Which means a plan that already recognizes the need for building retrofits and upgrades should also look at where they’re located. And “reallocating what we spend on building new roads to paying for public transit instead would go a long way toward limiting sprawl.”
While that discussion unfolds, Roberts points to the distinct possibility that the Green New Deal will become a process of dreaming big and negotiating down.
“It is all to the good that a muscular progressive movement is rallying behind a program shaped by the problem at hand rather than speculation about what is politically possible,” he writes. “It is good to start from a position of strength.” But “given the two-year time window to get legislation ready and the 10-year time window to kick-start multiple decarbonization revolutions, the chances of pulling off a full-scale political revolution beforehand seem remote,” particularly given some of the broader social goals incorporated in the resolution.

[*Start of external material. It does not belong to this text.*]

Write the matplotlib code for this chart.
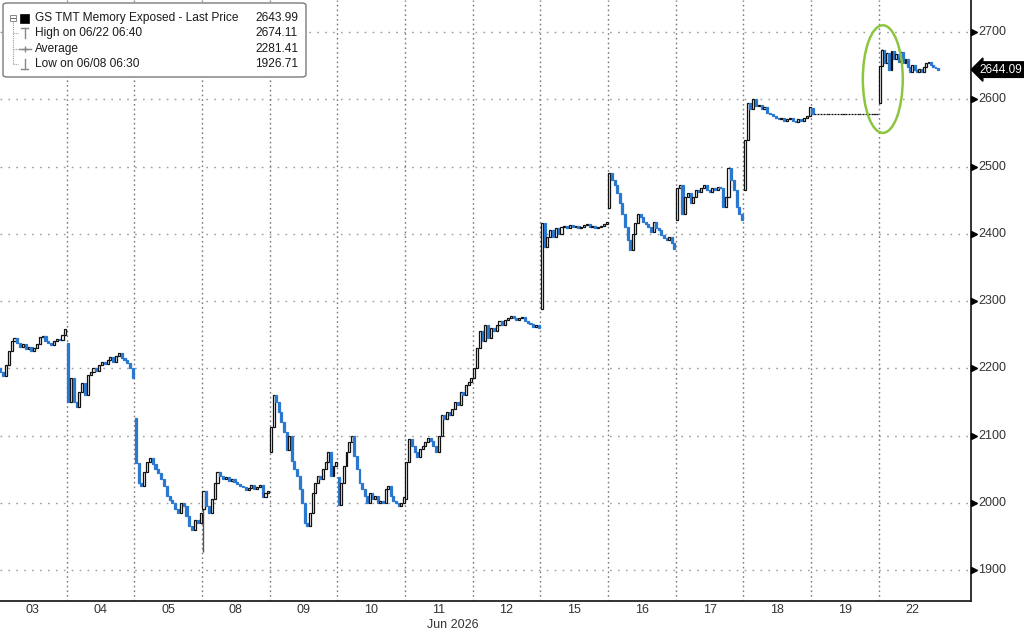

“But take a step back and appreciate: The progressive movement has, in rather short order, thrust into mainstream U.S. politics a program to address climate change that is wildly more ambitious than anything the Democratic Party was talking about even two years ago. One hundred percent clean energy, investment in new jobs, and a just transition have gone from activist dreams to the core of the Democratic agenda in the blink of a political eye. There’s a long way to go, but the GND train has come farther, faster than anyone could have predicted.”
Which ultimately means that “the map has been drawn, the path laid out. Now it’s on.”